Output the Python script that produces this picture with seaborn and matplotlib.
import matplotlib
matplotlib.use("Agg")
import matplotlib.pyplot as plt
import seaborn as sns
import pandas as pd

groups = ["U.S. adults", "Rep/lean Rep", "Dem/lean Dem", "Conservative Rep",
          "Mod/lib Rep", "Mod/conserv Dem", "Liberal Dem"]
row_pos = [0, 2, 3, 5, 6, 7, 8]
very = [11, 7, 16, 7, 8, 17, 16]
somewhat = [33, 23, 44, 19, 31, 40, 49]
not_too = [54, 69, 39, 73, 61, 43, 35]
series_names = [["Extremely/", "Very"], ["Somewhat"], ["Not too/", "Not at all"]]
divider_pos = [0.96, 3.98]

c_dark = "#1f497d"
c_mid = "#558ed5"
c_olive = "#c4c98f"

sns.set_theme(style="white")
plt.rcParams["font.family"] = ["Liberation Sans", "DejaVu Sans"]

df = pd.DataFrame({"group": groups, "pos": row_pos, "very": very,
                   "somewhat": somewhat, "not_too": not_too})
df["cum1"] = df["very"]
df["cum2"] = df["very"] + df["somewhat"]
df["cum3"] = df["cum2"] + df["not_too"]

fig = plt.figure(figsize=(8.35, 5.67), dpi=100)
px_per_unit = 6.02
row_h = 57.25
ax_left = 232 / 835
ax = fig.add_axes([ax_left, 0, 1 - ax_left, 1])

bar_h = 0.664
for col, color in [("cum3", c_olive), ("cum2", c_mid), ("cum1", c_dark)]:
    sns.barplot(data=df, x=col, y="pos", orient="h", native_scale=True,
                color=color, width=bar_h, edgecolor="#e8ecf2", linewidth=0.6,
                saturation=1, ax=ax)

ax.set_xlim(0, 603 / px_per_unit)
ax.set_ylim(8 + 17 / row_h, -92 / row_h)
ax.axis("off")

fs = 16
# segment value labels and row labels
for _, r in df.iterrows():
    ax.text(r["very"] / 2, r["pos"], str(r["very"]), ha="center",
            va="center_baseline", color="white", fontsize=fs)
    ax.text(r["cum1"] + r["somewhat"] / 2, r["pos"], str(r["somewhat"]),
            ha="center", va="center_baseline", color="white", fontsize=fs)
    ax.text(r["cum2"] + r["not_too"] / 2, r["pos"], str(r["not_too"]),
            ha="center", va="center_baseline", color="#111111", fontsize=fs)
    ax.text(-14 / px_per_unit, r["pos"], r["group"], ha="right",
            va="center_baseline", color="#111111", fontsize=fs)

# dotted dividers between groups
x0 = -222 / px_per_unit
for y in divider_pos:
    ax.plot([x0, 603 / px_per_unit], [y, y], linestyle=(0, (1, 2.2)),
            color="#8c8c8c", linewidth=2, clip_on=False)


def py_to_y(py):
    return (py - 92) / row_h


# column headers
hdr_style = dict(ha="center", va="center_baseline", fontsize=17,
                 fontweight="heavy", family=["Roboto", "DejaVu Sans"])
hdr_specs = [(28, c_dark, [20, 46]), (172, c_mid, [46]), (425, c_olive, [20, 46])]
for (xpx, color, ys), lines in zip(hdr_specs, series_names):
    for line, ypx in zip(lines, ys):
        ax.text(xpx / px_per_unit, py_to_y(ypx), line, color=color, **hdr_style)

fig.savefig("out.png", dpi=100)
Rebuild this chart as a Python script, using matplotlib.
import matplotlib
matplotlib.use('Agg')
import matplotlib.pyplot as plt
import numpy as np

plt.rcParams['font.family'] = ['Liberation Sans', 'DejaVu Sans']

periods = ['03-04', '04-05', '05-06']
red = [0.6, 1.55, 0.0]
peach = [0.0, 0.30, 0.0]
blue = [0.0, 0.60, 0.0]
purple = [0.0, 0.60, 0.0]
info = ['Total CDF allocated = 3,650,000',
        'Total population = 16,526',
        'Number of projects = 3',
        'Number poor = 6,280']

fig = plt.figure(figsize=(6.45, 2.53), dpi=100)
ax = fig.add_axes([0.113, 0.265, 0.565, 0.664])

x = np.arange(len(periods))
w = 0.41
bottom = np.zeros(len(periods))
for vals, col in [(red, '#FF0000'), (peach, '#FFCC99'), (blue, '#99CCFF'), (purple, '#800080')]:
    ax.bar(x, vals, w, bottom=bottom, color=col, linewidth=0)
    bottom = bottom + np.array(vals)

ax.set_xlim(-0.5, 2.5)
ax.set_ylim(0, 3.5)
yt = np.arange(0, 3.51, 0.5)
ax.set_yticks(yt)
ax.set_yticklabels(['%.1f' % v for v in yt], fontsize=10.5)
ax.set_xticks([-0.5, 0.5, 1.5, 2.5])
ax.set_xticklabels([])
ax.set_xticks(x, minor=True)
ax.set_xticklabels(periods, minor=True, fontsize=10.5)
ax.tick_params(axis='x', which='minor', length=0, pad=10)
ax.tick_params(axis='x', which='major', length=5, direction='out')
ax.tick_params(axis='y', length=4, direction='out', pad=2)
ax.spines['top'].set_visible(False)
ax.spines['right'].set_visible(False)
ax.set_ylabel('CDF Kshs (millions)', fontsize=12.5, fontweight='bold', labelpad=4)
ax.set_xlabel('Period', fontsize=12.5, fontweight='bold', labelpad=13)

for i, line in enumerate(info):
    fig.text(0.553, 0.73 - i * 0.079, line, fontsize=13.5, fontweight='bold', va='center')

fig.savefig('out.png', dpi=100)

...

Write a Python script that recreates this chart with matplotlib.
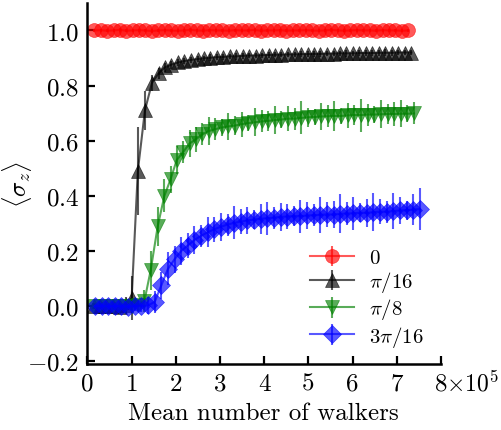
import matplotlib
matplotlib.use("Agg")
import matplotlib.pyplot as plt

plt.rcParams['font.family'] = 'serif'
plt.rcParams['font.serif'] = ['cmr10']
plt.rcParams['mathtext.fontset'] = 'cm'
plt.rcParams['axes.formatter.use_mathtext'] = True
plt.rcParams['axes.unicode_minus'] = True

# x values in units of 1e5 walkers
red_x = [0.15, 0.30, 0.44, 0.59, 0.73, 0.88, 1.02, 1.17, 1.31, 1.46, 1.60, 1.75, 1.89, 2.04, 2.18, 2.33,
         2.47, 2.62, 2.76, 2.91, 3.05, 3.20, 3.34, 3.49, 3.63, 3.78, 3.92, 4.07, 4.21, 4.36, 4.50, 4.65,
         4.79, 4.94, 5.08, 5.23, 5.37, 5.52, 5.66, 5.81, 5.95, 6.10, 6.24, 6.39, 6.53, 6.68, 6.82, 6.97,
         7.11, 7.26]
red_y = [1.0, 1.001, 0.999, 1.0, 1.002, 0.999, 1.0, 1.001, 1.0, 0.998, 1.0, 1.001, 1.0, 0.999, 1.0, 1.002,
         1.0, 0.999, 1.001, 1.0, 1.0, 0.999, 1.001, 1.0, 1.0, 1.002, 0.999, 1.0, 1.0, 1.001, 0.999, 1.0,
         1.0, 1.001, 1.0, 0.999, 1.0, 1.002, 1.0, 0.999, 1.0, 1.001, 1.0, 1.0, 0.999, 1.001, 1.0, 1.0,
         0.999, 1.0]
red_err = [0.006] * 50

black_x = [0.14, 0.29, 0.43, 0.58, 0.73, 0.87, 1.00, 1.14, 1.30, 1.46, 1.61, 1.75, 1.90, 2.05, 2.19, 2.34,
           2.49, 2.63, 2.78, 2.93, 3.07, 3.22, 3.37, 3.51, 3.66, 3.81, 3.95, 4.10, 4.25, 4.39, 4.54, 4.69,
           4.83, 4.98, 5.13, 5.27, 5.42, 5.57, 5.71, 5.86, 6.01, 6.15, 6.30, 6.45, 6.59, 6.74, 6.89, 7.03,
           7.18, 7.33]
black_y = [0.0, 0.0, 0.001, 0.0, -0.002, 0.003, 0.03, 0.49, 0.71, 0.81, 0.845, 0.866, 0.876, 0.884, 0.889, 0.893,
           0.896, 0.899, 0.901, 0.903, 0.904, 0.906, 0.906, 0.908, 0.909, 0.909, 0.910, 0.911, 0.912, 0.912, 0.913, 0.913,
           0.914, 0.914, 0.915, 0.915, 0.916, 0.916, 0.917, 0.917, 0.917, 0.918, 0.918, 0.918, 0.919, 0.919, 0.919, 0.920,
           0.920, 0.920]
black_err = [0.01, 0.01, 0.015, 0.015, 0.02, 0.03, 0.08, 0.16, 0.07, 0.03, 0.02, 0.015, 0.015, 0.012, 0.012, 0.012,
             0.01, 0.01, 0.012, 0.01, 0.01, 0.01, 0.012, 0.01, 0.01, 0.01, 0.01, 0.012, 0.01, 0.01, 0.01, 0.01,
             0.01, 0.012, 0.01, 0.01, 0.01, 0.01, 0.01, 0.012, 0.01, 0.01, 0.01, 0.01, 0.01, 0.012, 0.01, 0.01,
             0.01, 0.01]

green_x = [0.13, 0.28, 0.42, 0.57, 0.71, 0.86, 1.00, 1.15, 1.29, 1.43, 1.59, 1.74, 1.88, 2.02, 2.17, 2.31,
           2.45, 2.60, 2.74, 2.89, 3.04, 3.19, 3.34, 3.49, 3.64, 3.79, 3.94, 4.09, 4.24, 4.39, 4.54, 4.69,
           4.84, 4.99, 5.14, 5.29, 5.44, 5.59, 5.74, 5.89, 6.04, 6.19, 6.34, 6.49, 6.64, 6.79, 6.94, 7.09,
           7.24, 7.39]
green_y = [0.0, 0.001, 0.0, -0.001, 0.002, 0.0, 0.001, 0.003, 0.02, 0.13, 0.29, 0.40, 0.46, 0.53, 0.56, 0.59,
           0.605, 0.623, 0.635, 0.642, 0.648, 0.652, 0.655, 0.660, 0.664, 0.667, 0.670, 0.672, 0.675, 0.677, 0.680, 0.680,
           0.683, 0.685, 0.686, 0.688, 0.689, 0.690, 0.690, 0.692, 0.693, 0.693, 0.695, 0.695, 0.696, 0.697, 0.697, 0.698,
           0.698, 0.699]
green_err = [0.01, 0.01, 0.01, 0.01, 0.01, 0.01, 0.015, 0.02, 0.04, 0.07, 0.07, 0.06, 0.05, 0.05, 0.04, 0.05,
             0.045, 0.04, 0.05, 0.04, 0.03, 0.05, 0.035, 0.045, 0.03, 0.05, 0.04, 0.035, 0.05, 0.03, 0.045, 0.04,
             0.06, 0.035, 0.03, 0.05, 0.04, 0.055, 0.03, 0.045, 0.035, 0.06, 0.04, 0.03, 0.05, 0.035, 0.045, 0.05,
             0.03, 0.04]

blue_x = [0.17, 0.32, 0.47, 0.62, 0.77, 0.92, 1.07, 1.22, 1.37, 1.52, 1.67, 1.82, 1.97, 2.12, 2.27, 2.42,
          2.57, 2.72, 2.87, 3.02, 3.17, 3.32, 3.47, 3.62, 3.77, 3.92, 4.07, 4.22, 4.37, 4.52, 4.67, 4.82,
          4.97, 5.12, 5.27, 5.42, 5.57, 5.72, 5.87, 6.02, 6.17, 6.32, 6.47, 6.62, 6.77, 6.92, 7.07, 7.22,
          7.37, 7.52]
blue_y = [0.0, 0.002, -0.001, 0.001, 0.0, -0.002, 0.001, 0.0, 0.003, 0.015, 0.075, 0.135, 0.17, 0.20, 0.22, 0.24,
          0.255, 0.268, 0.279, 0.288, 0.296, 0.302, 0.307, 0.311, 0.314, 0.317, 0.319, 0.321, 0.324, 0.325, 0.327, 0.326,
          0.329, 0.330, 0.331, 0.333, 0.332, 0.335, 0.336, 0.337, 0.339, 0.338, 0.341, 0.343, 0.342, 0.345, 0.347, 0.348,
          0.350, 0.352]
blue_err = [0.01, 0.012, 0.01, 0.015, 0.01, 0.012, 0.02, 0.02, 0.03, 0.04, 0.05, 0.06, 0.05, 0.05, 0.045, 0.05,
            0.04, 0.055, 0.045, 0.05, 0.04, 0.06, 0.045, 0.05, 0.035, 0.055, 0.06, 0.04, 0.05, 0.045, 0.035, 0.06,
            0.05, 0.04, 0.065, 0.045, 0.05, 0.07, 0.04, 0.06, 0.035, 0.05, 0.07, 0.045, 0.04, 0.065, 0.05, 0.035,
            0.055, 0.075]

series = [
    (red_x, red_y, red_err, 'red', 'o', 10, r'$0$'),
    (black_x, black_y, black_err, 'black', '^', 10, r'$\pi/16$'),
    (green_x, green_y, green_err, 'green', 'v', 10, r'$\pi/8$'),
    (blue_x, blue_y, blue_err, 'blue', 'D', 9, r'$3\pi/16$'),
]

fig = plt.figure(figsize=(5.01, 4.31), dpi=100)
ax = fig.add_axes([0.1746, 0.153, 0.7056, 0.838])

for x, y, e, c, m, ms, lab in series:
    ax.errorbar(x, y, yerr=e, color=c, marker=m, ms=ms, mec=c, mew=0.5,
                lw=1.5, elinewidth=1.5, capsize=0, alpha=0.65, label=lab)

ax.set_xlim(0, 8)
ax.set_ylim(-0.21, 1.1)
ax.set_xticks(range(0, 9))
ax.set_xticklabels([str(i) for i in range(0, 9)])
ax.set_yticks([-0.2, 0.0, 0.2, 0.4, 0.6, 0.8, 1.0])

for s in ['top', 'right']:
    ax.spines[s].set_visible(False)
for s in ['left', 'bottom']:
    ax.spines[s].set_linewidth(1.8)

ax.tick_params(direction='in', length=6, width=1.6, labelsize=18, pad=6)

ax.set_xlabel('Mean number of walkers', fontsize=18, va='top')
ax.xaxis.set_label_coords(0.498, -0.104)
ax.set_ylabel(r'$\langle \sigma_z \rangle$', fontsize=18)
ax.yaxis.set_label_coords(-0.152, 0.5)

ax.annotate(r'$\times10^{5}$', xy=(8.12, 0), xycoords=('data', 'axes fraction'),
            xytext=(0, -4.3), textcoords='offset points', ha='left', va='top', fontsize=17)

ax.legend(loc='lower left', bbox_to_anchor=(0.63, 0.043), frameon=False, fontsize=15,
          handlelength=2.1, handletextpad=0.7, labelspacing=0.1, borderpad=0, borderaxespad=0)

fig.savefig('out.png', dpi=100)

==

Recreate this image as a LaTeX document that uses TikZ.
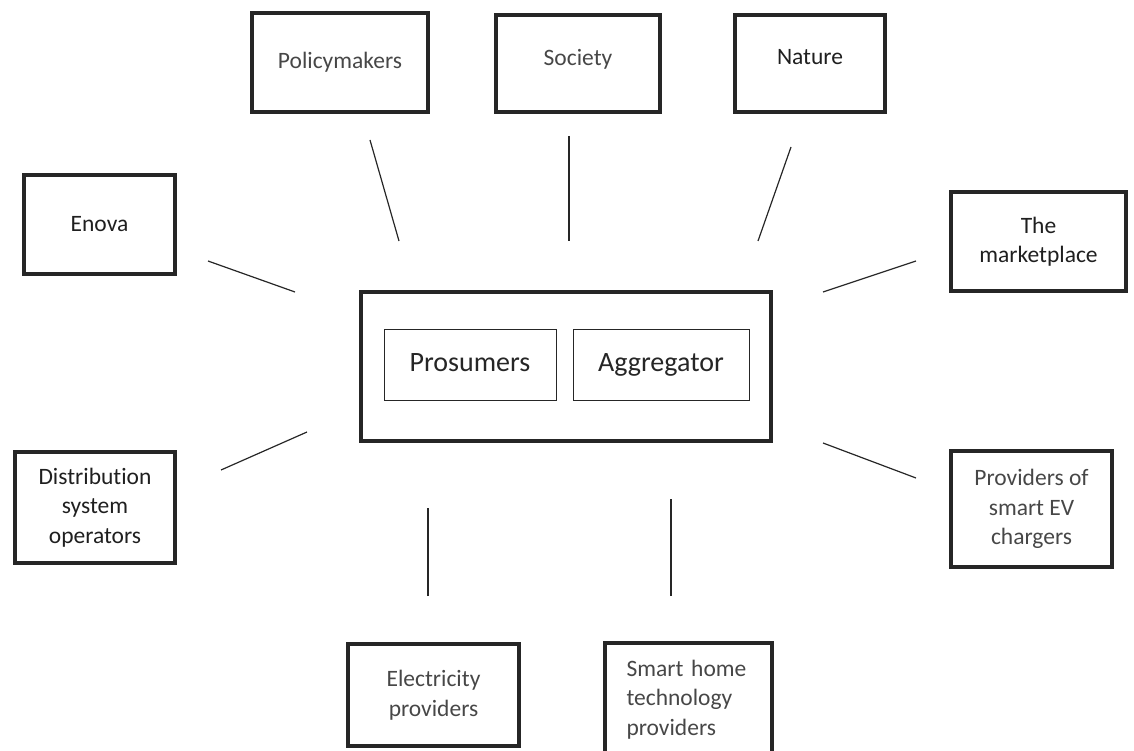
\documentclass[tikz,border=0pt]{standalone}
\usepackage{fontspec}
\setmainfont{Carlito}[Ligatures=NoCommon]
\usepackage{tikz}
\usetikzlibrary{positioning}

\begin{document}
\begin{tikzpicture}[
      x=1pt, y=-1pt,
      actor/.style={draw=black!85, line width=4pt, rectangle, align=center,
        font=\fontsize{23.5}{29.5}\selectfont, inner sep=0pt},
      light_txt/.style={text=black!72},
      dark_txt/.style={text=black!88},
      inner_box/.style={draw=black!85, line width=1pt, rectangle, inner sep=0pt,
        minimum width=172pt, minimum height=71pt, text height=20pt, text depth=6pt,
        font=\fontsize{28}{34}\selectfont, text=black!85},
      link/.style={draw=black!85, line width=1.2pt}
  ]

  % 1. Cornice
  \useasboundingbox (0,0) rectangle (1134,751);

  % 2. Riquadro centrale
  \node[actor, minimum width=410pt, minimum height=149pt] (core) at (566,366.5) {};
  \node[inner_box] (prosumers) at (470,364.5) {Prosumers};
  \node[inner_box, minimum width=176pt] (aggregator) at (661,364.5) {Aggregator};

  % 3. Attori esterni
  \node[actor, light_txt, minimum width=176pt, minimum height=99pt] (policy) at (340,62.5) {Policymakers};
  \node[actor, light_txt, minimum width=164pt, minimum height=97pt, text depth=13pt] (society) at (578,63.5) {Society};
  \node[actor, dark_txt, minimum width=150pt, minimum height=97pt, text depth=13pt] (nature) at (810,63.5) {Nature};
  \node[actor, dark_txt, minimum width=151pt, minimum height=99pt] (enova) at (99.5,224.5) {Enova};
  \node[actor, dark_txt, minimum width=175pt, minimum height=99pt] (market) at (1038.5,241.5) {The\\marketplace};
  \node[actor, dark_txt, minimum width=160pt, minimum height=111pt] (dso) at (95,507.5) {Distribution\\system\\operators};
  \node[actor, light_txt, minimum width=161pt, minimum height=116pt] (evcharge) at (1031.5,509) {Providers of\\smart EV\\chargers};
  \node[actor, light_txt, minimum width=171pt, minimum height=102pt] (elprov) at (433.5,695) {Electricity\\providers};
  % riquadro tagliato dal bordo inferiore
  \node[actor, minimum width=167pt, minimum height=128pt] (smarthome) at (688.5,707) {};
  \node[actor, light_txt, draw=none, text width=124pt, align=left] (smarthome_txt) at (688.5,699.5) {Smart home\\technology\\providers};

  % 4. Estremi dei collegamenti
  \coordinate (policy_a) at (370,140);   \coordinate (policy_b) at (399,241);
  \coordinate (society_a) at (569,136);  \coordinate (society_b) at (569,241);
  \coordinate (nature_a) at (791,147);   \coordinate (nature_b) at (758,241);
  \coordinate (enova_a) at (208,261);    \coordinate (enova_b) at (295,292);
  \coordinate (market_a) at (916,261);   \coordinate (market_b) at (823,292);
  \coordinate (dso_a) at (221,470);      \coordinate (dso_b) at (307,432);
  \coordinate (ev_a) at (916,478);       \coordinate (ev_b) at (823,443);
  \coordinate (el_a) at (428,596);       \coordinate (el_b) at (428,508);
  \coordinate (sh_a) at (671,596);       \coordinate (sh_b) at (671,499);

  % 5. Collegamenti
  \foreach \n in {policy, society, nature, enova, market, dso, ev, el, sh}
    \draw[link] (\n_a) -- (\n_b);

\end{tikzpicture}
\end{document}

(WHAT THE TASK REQUIRES) Starting at the line containing "Recreate this image" and ending at the line containing "(0,0) rectangle (1134,751);", copy those lines exactly, both included, and nothing more. Leave out any picture.

(THE OUTPUT)
Recreate this image as a LaTeX document that uses TikZ.
\documentclass[tikz,border=0pt]{standalone}
\usepackage{fontspec}
\setmainfont{Carlito}[Ligatures=NoCommon]
\usepackage{tikz}
\usetikzlibrary{positioning}

\begin{document}
\begin{tikzpicture}[
      x=1pt, y=-1pt,
      actor/.style={draw=black!85, line width=4pt, rectangle, align=center,
        font=\fontsize{23.5}{29.5}\selectfont, inner sep=0pt},
      light_txt/.style={text=black!72},
      dark_txt/.style={text=black!88},
      inner_box/.style={draw=black!85, line width=1pt, rectangle, inner sep=0pt,
        minimum width=172pt, minimum height=71pt, text height=20pt, text depth=6pt,
        font=\fontsize{28}{34}\selectfont, text=black!85},
      link/.style={draw=black!85, line width=1.2pt}
  ]

  % 1. Cornice
  \useasboundingbox (0,0) rectangle (1134,751);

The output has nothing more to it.